Section 292 of the Nigerian Constitution states that:
“A judicial officer shall not be removed from his office or appointment before his age of retirement except in the following circumstances –
(a) in the case of –
“Chief Justice of Nigeria, President of the Court of Appeal, Chief Judge of the Federal High Court, Chief Judge of the High Court of the Federal Capital Territory, Abuja, Grand Kadi of the Sharia Court of Appeal of the Federal Capital Territory, Abuja and President, Customary Court of Appeal of the Federal Capital Territory, Abuja, by the President acting on an address supported by two-thirds majority of the Senate.”……………. “Praying that he be so removed for his inability to discharge the functions of his office or appointment (whether arising from infirmity of mind or of body) or for misconduct or contravention of the Code of Conduct;”

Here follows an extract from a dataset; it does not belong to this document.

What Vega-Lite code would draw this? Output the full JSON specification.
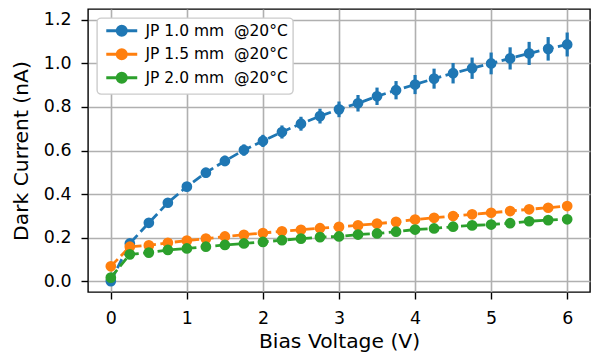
{
  "$schema": "https://vega.github.io/schema/vega-lite/v6.json",
  "width": 502,
  "height": 283,
  "autosize": {"type": "none"},
  "padding": {"left": 88, "top": 9, "right": 2, "bottom": 68},
  "background": "white",
  "config": {
    "font": "DejaVu Sans",
    "view": {"stroke": "black", "strokeWidth": 1.4},
    "axis": {
      "domain": false,
      "tickColor": "black",
      "tickSize": 7,
      "tickWidth": 1.4,
      "labelFontSize": 17.4,
      "labelColor": "black",
      "titleFontSize": 20.3,
      "titleFontWeight": "normal",
      "titleColor": "black",
      "gridColor": "#b0b0b0",
      "gridWidth": 1.6
    },
    "legend": {
      "orient": "top-left",
      "offset": 9,
      "fillColor": "white",
      "strokeColor": "#cccccc",
      "strokeWidth": 1.4,
      "cornerRadius": 4,
      "padding": 5,
      "labelFontSize": 15.5,
      "labelColor": "black",
      "labelOffset": 16,
      "rowPadding": 1.5,
      "symbolOffset": 12
    }
  },
  "data": {
    "values": [
      {"v": 0, "I": 0.0, "err": 0.005, "s": "JP 1.0 mm\u00a0\u00a0@20°C"},
      {"v": 0.25, "I": 0.173, "err": 0.01, "s": "JP 1.0 mm\u00a0\u00a0@20°C"},
      {"v": 0.5, "I": 0.268, "err": 0.014, "s": "JP 1.0 mm\u00a0\u00a0@20°C"},
      {"v": 0.75, "I": 0.36, "err": 0.017, "s": "JP 1.0 mm\u00a0\u00a0@20°C"},
      {"v": 1, "I": 0.434, "err": 0.02, "s": "JP 1.0 mm\u00a0\u00a0@20°C"},
      {"v": 1.25, "I": 0.498, "err": 0.022, "s": "JP 1.0 mm\u00a0\u00a0@20°C"},
      {"v": 1.5, "I": 0.552, "err": 0.024, "s": "JP 1.0 mm\u00a0\u00a0@20°C"},
      {"v": 1.75, "I": 0.602, "err": 0.026, "s": "JP 1.0 mm\u00a0\u00a0@20°C"},
      {"v": 2, "I": 0.644, "err": 0.028, "s": "JP 1.0 mm\u00a0\u00a0@20°C"},
      {"v": 2.25, "I": 0.685, "err": 0.03, "s": "JP 1.0 mm\u00a0\u00a0@20°C"},
      {"v": 2.5, "I": 0.723, "err": 0.032, "s": "JP 1.0 mm\u00a0\u00a0@20°C"},
      {"v": 2.75, "I": 0.758, "err": 0.034, "s": "JP 1.0 mm\u00a0\u00a0@20°C"},
      {"v": 3, "I": 0.789, "err": 0.036, "s": "JP 1.0 mm\u00a0\u00a0@20°C"},
      {"v": 3.25, "I": 0.817, "err": 0.038, "s": "JP 1.0 mm\u00a0\u00a0@20°C"},
      {"v": 3.5, "I": 0.849, "err": 0.04, "s": "JP 1.0 mm\u00a0\u00a0@20°C"},
      {"v": 3.75, "I": 0.877, "err": 0.042, "s": "JP 1.0 mm\u00a0\u00a0@20°C"},
      {"v": 4, "I": 0.903, "err": 0.044, "s": "JP 1.0 mm\u00a0\u00a0@20°C"},
      {"v": 4.25, "I": 0.93, "err": 0.046, "s": "JP 1.0 mm\u00a0\u00a0@20°C"},
      {"v": 4.5, "I": 0.955, "err": 0.047, "s": "JP 1.0 mm\u00a0\u00a0@20°C"},
      {"v": 4.75, "I": 0.978, "err": 0.049, "s": "JP 1.0 mm\u00a0\u00a0@20°C"},
      {"v": 5, "I": 1.0, "err": 0.05, "s": "JP 1.0 mm\u00a0\u00a0@20°C"},
      {"v": 5.25, "I": 1.023, "err": 0.051, "s": "JP 1.0 mm\u00a0\u00a0@20°C"},
      {"v": 5.5, "I": 1.046, "err": 0.053, "s": "JP 1.0 mm\u00a0\u00a0@20°C"},
      {"v": 5.75, "I": 1.067, "err": 0.054, "s": "JP 1.0 mm\u00a0\u00a0@20°C"},
      {"v": 6, "I": 1.087, "err": 0.055, "s": "JP 1.0 mm\u00a0\u00a0@20°C"},
      {"v": 0, "I": 0.068, "err": 0.004, "s": "JP 1.5 mm\u00a0\u00a0@20°C"},
      {"v": 0.25, "I": 0.158, "err": 0.008, "s": "JP 1.5 mm\u00a0\u00a0@20°C"},
      {"v": 0.5, "I": 0.164, "err": 0.008, "s": "JP 1.5 mm\u00a0\u00a0@20°C"},
      {"v": 0.75, "I": 0.176, "err": 0.009, "s": "JP 1.5 mm\u00a0\u00a0@20°C"},
      {"v": 1, "I": 0.186, "err": 0.009, "s": "JP 1.5 mm\u00a0\u00a0@20°C"},
      {"v": 1.25, "I": 0.195, "err": 0.01, "s": "JP 1.5 mm\u00a0\u00a0@20°C"},
      {"v": 1.5, "I": 0.205, "err": 0.01, "s": "JP 1.5 mm\u00a0\u00a0@20°C"},
      {"v": 1.75, "I": 0.213, "err": 0.011, "s": "JP 1.5 mm\u00a0\u00a0@20°C"},
      {"v": 2, "I": 0.221, "err": 0.011, "s": "JP 1.5 mm\u00a0\u00a0@20°C"},
      {"v": 2.25, "I": 0.229, "err": 0.011, "s": "JP 1.5 mm\u00a0\u00a0@20°C"},
      {"v": 2.5, "I": 0.236, "err": 0.012, "s": "JP 1.5 mm\u00a0\u00a0@20°C"},
      {"v": 2.75, "I": 0.243, "err": 0.012, "s": "JP 1.5 mm\u00a0\u00a0@20°C"},
      {"v": 3, "I": 0.249, "err": 0.012, "s": "JP 1.5 mm\u00a0\u00a0@20°C"},
      {"v": 3.25, "I": 0.256, "err": 0.013, "s": "JP 1.5 mm\u00a0\u00a0@20°C"},
      {"v": 3.5, "I": 0.264, "err": 0.013, "s": "JP 1.5 mm\u00a0\u00a0@20°C"},
      {"v": 3.75, "I": 0.272, "err": 0.014, "s": "JP 1.5 mm\u00a0\u00a0@20°C"},
      {"v": 4, "I": 0.283, "err": 0.014, "s": "JP 1.5 mm\u00a0\u00a0@20°C"},
      {"v": 4.25, "I": 0.291, "err": 0.015, "s": "JP 1.5 mm\u00a0\u00a0@20°C"},
      {"v": 4.5, "I": 0.299, "err": 0.015, "s": "JP 1.5 mm\u00a0\u00a0@20°C"},
      {"v": 4.75, "I": 0.307, "err": 0.015, "s": "JP 1.5 mm\u00a0\u00a0@20°C"},
      {"v": 5, "I": 0.314, "err": 0.016, "s": "JP 1.5 mm\u00a0\u00a0@20°C"},
      {"v": 5.25, "I": 0.322, "err": 0.016, "s": "JP 1.5 mm\u00a0\u00a0@20°C"},
      {"v": 5.5, "I": 0.33, "err": 0.016, "s": "JP 1.5 mm\u00a0\u00a0@20°C"},
      {"v": 5.75, "I": 0.337, "err": 0.017, "s": "JP 1.5 mm\u00a0\u00a0@20°C"},
      {"v": 6, "I": 0.345, "err": 0.017, "s": "JP 1.5 mm\u00a0\u00a0@20°C"},
      {"v": 0, "I": 0.016, "err": 0.003, "s": "JP 2.0 mm\u00a0\u00a0@20°C"},
      {"v": 0.25, "I": 0.123, "err": 0.006, "s": "JP 2.0 mm\u00a0\u00a0@20°C"},
      {"v": 0.5, "I": 0.131, "err": 0.007, "s": "JP 2.0 mm\u00a0\u00a0@20°C"},
      {"v": 0.75, "I": 0.143, "err": 0.007, "s": "JP 2.0 mm\u00a0\u00a0@20°C"},
      {"v": 1, "I": 0.15, "err": 0.008, "s": "JP 2.0 mm\u00a0\u00a0@20°C"},
      {"v": 1.25, "I": 0.158, "err": 0.008, "s": "JP 2.0 mm\u00a0\u00a0@20°C"},
      {"v": 1.5, "I": 0.166, "err": 0.008, "s": "JP 2.0 mm\u00a0\u00a0@20°C"},
      {"v": 1.75, "I": 0.173, "err": 0.009, "s": "JP 2.0 mm\u00a0\u00a0@20°C"},
      {"v": 2, "I": 0.18, "err": 0.009, "s": "JP 2.0 mm\u00a0\u00a0@20°C"},
      {"v": 2.25, "I": 0.188, "err": 0.009, "s": "JP 2.0 mm\u00a0\u00a0@20°C"},
      {"v": 2.5, "I": 0.195, "err": 0.01, "s": "JP 2.0 mm\u00a0\u00a0@20°C"},
      {"v": 2.75, "I": 0.202, "err": 0.01, "s": "JP 2.0 mm\u00a0\u00a0@20°C"},
      {"v": 3, "I": 0.205, "err": 0.01, "s": "JP 2.0 mm\u00a0\u00a0@20°C"},
      {"v": 3.25, "I": 0.214, "err": 0.011, "s": "JP 2.0 mm\u00a0\u00a0@20°C"},
      {"v": 3.5, "I": 0.219, "err": 0.011, "s": "JP 2.0 mm\u00a0\u00a0@20°C"},
      {"v": 3.75, "I": 0.227, "err": 0.011, "s": "JP 2.0 mm\u00a0\u00a0@20°C"},
      {"v": 4, "I": 0.237, "err": 0.012, "s": "JP 2.0 mm\u00a0\u00a0@20°C"},
      {"v": 4.25, "I": 0.242, "err": 0.012, "s": "JP 2.0 mm\u00a0\u00a0@20°C"},
      {"v": 4.5, "I": 0.25, "err": 0.012, "s": "JP 2.0 mm\u00a0\u00a0@20°C"},
      {"v": 4.75, "I": 0.256, "err": 0.013, "s": "JP 2.0 mm\u00a0\u00a0@20°C"},
      {"v": 5, "I": 0.26, "err": 0.013, "s": "JP 2.0 mm\u00a0\u00a0@20°C"},
      {"v": 5.25, "I": 0.266, "err": 0.013, "s": "JP 2.0 mm\u00a0\u00a0@20°C"},
      {"v": 5.5, "I": 0.275, "err": 0.014, "s": "JP 2.0 mm\u00a0\u00a0@20°C"},
      {"v": 5.75, "I": 0.28, "err": 0.014, "s": "JP 2.0 mm\u00a0\u00a0@20°C"},
      {"v": 6, "I": 0.284, "err": 0.014, "s": "JP 2.0 mm\u00a0\u00a0@20°C"}
    ]
  },
  "encoding": {
    "x": {
      "field": "v", "type": "quantitative",
      "scale": {"domain": [-0.3, 6.3], "nice": false, "zero": false},
      "axis": {"values": [0, 1, 2, 3, 4, 5, 6], "format": "d", "title": "Bias Voltage (V)", "labelPadding": 10, "titlePadding": 5}
    },
    "color": {
      "field": "s", "type": "nominal",
      "scale": {"range": ["#1f77b4", "#ff7f0e", "#2ca02c"]},
      "legend": {
        "title": null,
        "symbolType": "M-2.58,0L2.58,0M-0.75,0A0.75,0.75 0 1 1 0.75,0A0.75,0.75 0 1 1 -0.75,0Z",
        "symbolSize": 144,
        "symbolStrokeWidth": 3,
        "symbolOpacity": 1
      }
    }
  },
  "layer": [
    {
      "mark": {"type": "errorbar", "thickness": 3.2},
      "encoding": {
        "y": {"field": "I", "type": "quantitative",
          "scale": {"domain": [-0.05, 1.25], "nice": false, "zero": false},
          "axis": {"values": [0, 0.2, 0.4, 0.6, 0.8, 1.0, 1.2], "format": ".1f", "title": "Dark Current (nA)", "labelPadding": 10, "titlePadding": 12}},
        "yError": {"field": "err"}
      }
    },
    {
      "mark": {"type": "line", "strokeWidth": 2.8, "strokeDash": [10, 4.5]},
      "encoding": {
        "y": {"field": "I", "type": "quantitative"}
      }
    },
    {
      "mark": {"type": "point", "filled": true, "opacity": 1, "size": 115},
      "encoding": {
        "y": {"field": "I", "type": "quantitative"}
      }
    }
  ]
}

From the above stated section of the Constitution, it is evident that the President supposedly acting under the directives of the Code of Conduct Tribunal has assumed and usurped the powers reserved by the Nigerian Constitution for two-thirds majority of the Senate, when he suspended the CJN and swore-in an Acting CJN. Crucially, by the same act, the President has rendered nugatory the order of the Court of Appeal directing the Code of Conduct Tribunal to temporarily stay proceedings on the trial of the CJN pending the determination of the appeal lodged by the CJN before the Court.
What is equally alarming is the manner in which the President had seemingly assumed to himself the power of judicial review over decisions of the Supreme Court, when he remarked in his speech on the suspension of the CJN that “It is no secret that this government is dissatisfied with the alarming rate in which the Supreme Court of Nigeria under the oversight of Justice Walter Onnoghen has serially set free, persons accused of the most dire acts of corruption, often on mere technicalities, and after quite a number of them have been convicted by the trial and appellate courts.”
In the same speech, the President had also assumed the position of a judge, and on his own accord, tried and convicted the CJN when he stated that “Although the allegations in the petition are grievous enough in themselves, the security agencies have since then traced other suspicious transactions running into millions of dollars to the CJN’s personal accounts, all undeclared or improperly declared as required by law. Perhaps more worrisome is the Chief Justice of Nigeria’s own written admission to the charges that he indeed failed to follow the spirit and letter of the law in declaring his assets, citing “mistake’’ and “forgetfulness’’ which are totally unknown to our laws as defences in the circumstances of his case.”
Ironically, the President had admitted in his speech that Nigeria is a “constitutional democracy.” However, the President seems to be in oblivion that separation of power is a cardinal principle of constitutional democracy and this principle is so sacrosanct that it cannot be sacrificed by one arm of government on the altar of anti-corruption war.
It is utterly reckless for the President to arrogate legislative and judicial powers to himself under the guise of self-righteousness and moral uprightness in his anti-corruption war. While the anti-corruption war of the President is arguably a right step in the right direction, it is important for the President to ensure that the battles are fought within the ambit of the law and the institutions of constitutional democracy are not swept away in the anti-corruption war.